Each benchmark measures the wallclock time required to train a model on the specified dataset to achieve the specified quality target.

To account for the substantial variance in ML training times, final results are obtained by measuring the benchmark a benchmark-specific number of times, discarding the lowest and highest results, and averaging the remaining results. Even the multiple result average is not sufficient to eliminate all variance. Imaging benchmark results are very roughly +/- 2.5% and other benchmarks are very roughly +/- 5%.

For non-HPC training, results that converged in fewer epochs than the reference implementation run with the same hyperparameters were normalized to the expected number of epochs.


MLPerf aims to encourage innovation in software as well as hardware by allowing submitters to reimplement the reference implementations. MLPerf has two Divisions that allow different levels of flexibility during reimplementation. The Closed division is intended to compare hardware platforms or software frameworks “apples-to-apples” and requires using the same model and optimizer as the reference implementation. The Open division is intended to foster faster models and optimizers and allows any ML approach that can reach the target quality.


MLPerf divides benchmark results into Categories based on availability.
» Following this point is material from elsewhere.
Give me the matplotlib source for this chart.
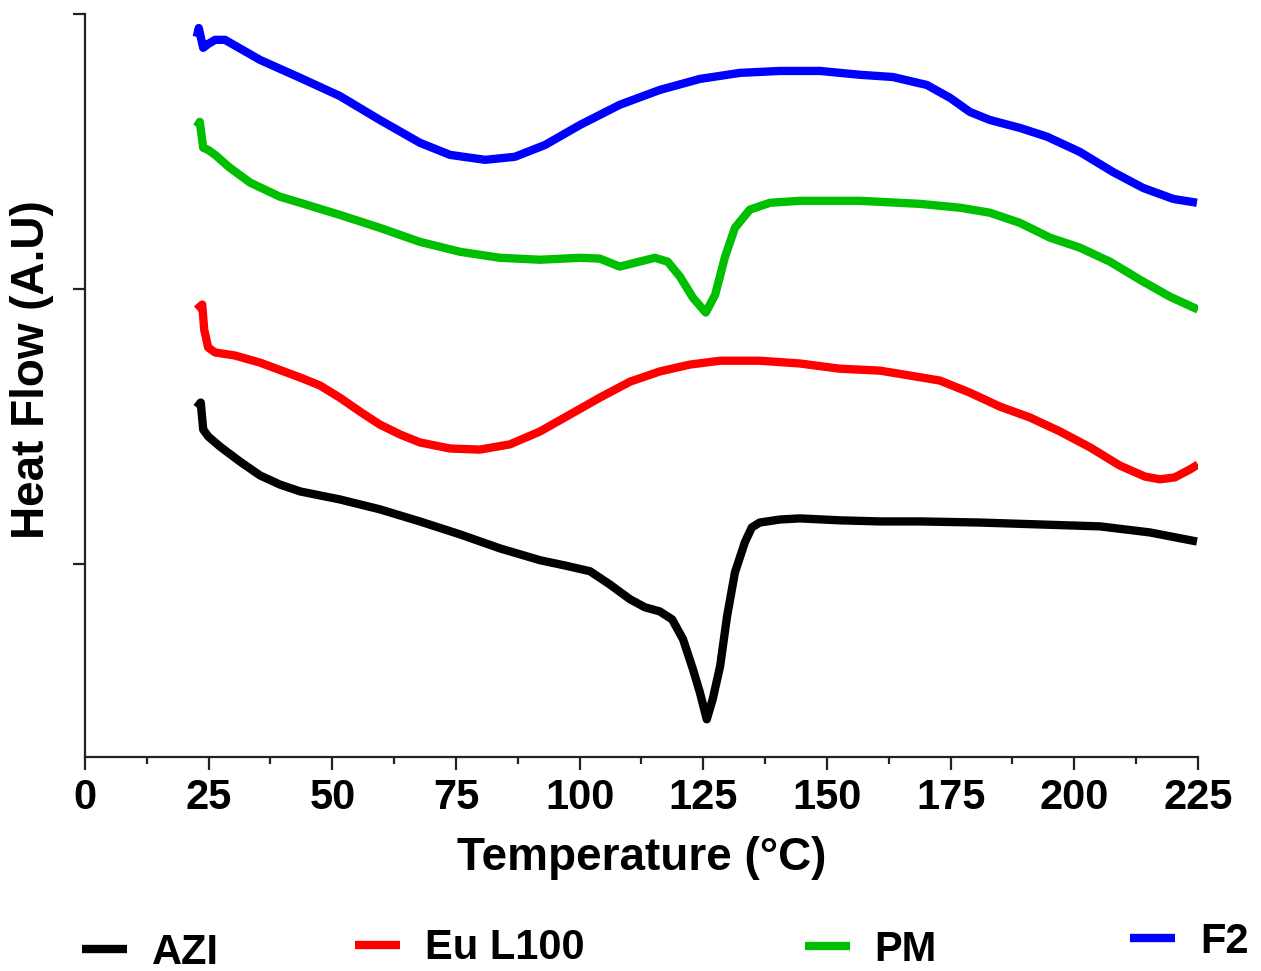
import matplotlib
matplotlib.use("Agg")
import matplotlib.pyplot as plt
from matplotlib.ticker import MultipleLocator

plt.rcParams['font.family'] = ['Liberation Sans', 'DejaVu Sans']
plt.rcParams['font.weight'] = 'bold'

# data (temperature in C, heat flow in arbitrary units)
t_azi = [22.6, 23.4, 23.9, 24.9, 27.3, 31.3, 35.4, 39.4, 43.5, 51.5, 59.6, 67.7, 75.8,
         83.9, 92.0, 97.0, 102.1, 106.1, 110.2, 113.2, 116.2, 118.7, 120.9, 122.9,
         124.3, 125.7, 126.9, 128.4, 129.8, 131.4, 133.4, 134.8, 136.4, 140.5, 144.5,
         152.6, 160.7, 168.8, 180.9, 193.0, 205.2, 215.3, 224.8]
hf_azi = [0.570, 0.588, 0.490, 0.465, 0.428, 0.374, 0.323, 0.290, 0.265, 0.236, 0.200,
          0.156, 0.109, 0.058, 0.015, -0.004, -0.025, -0.073, -0.127, -0.156, -0.171,
          -0.200, -0.272, -0.381, -0.465, -0.563, -0.490, -0.370, -0.189, -0.029, 0.080,
          0.134, 0.152, 0.163, 0.167, 0.160, 0.156, 0.156, 0.152, 0.145, 0.138, 0.116,
          0.083]

t_eu = [22.6, 23.7, 24.1, 24.9, 26.3, 30.3, 35.4, 43.5, 47.5, 51.5, 55.6, 59.6, 63.7,
        67.7, 73.8, 79.8, 85.9, 92.0, 98.0, 104.1, 110.2, 116.2, 122.3, 128.4, 136.4,
        144.5, 152.6, 160.7, 166.8, 172.8, 178.9, 185.0, 191.0, 197.1, 203.2, 209.2,
        214.3, 217.3, 220.3, 223.4, 225.0]
hf_eu = [0.926, 0.944, 0.853, 0.788, 0.770, 0.759, 0.733, 0.679, 0.650, 0.606, 0.555,
         0.508, 0.472, 0.443, 0.421, 0.417, 0.436, 0.483, 0.544, 0.606, 0.664, 0.701,
         0.726, 0.740, 0.740, 0.730, 0.711, 0.704, 0.686, 0.668, 0.624, 0.573, 0.534,
         0.483, 0.425, 0.359, 0.319, 0.309, 0.316, 0.345, 0.363]

t_pm = [22.6, 23.2, 23.9, 24.9, 26.3, 29.3, 33.4, 39.4, 43.5, 51.5, 59.6, 67.7, 75.8,
        83.9, 92.0, 100.1, 104.1, 108.1, 111.2, 115.2, 117.8, 120.3, 122.9, 125.5,
        127.4, 129.4, 131.4, 134.4, 138.5, 144.5, 156.7, 168.8, 176.9, 182.9, 189.0,
        195.1, 201.1, 207.2, 213.3, 219.3, 225.0]
hf_pm = [1.590, 1.608, 1.514, 1.506, 1.488, 1.441, 1.387, 1.336, 1.314, 1.270, 1.223,
         1.172, 1.136, 1.114, 1.107, 1.114, 1.111, 1.082, 1.096, 1.114, 1.100, 1.045,
         0.969, 0.915, 0.980, 1.118, 1.223, 1.289, 1.314, 1.321, 1.321, 1.310, 1.296,
         1.278, 1.241, 1.187, 1.151, 1.100, 1.034, 0.973, 0.926]

t_f2 = [22.6, 23.0, 23.9, 24.9, 26.3, 28.3, 35.4, 43.5, 51.5, 59.6, 67.7, 73.8, 80.9,
        86.9, 93.0, 100.1, 108.1, 116.2, 124.3, 132.4, 140.5, 148.6, 156.7, 163.3,
        170.2, 174.9, 178.9, 182.9, 189.0, 194.5, 201.1, 207.8, 213.9, 220.0, 224.8]
hf_f2 = [1.917, 1.949, 1.877, 1.891, 1.906, 1.906, 1.833, 1.768, 1.702, 1.615, 1.532,
         1.488, 1.470, 1.481, 1.524, 1.597, 1.670, 1.724, 1.764, 1.786, 1.793, 1.793,
         1.779, 1.771, 1.742, 1.695, 1.644, 1.615, 1.586, 1.554, 1.499, 1.426, 1.368,
         1.328, 1.314]

labels = ['AZI', 'Eu L100', 'PM', 'F2']
colors = ['#000000', '#ff0000', '#00bf00', '#0000ff']

fig = plt.figure(figsize=(12.61, 9.71), dpi=100)
ax = fig.add_axes([0.0674, 0.2204, 0.8826, 0.7652])

series = [(t_azi, hf_azi), (t_eu, hf_eu), (t_pm, hf_pm), (t_f2, hf_f2)]
lines = []
for (t, hf), lab, c in zip(series, labels, colors):
    ln, = ax.plot(t, hf, color=c, lw=6, label=lab, solid_capstyle='butt',
                  solid_joinstyle='round')
    lines.append(ln)

ax.set_xlim(0, 225)
ax.set_ylim(-0.70, 2.0)
ax.xaxis.set_major_locator(MultipleLocator(25))
ax.xaxis.set_minor_locator(MultipleLocator(12.5))
ax.set_yticks([0, 1, 2])
ax.set_yticklabels([])

for s in ['top', 'right']:
    ax.spines[s].set_visible(False)
for s in ['left', 'bottom']:
    ax.spines[s].set_linewidth(1.6)
    ax.spines[s].set_color('#222222')

ax.tick_params(axis='both', which='major', length=9, width=1.6, color='#222222',
               labelsize=30, pad=6)
ax.tick_params(axis='x', which='minor', length=5, width=1.6, color='#222222')

ax.set_xlabel('Temperature (°C)', fontsize=33, fontweight='bold')
ax.set_ylabel('Heat Flow (A.U)', fontsize=33, fontweight='bold')
ax.xaxis.set_label_coords(0.5, -0.106)
ax.yaxis.set_label_coords(-0.028, 0.521)

# separate legend entries along the bottom
leg_pos = [(0.065, 0.0185), (0.2815, 0.0236), (0.638, 0.0216), (0.896, 0.030)]
for ln, (x, y) in zip(lines, leg_pos):
    fig.legend(handles=[ln], loc='center left', bbox_to_anchor=(x, y), frameon=False,
               handlelength=1.08, handletextpad=0.6, borderpad=0,
               borderaxespad=0, prop={'weight': 'bold', 'size': 30})

fig.savefig('out.png', dpi=100)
  • Available systems contain only components that are available for purchase or for rent in the cloud.
  • Preview systems must be submittable as Available in the next submission round.
  • Research, Development, or Internal (RDI) contain experimental, in development, or internal-use hardware or software.

Submission Information

Each row in the results table is a set of results produced by a single submitter
using the same software stack and hardware platform. Each Closed division row contains the following information:

  • Submitter: The organization that submitted the results.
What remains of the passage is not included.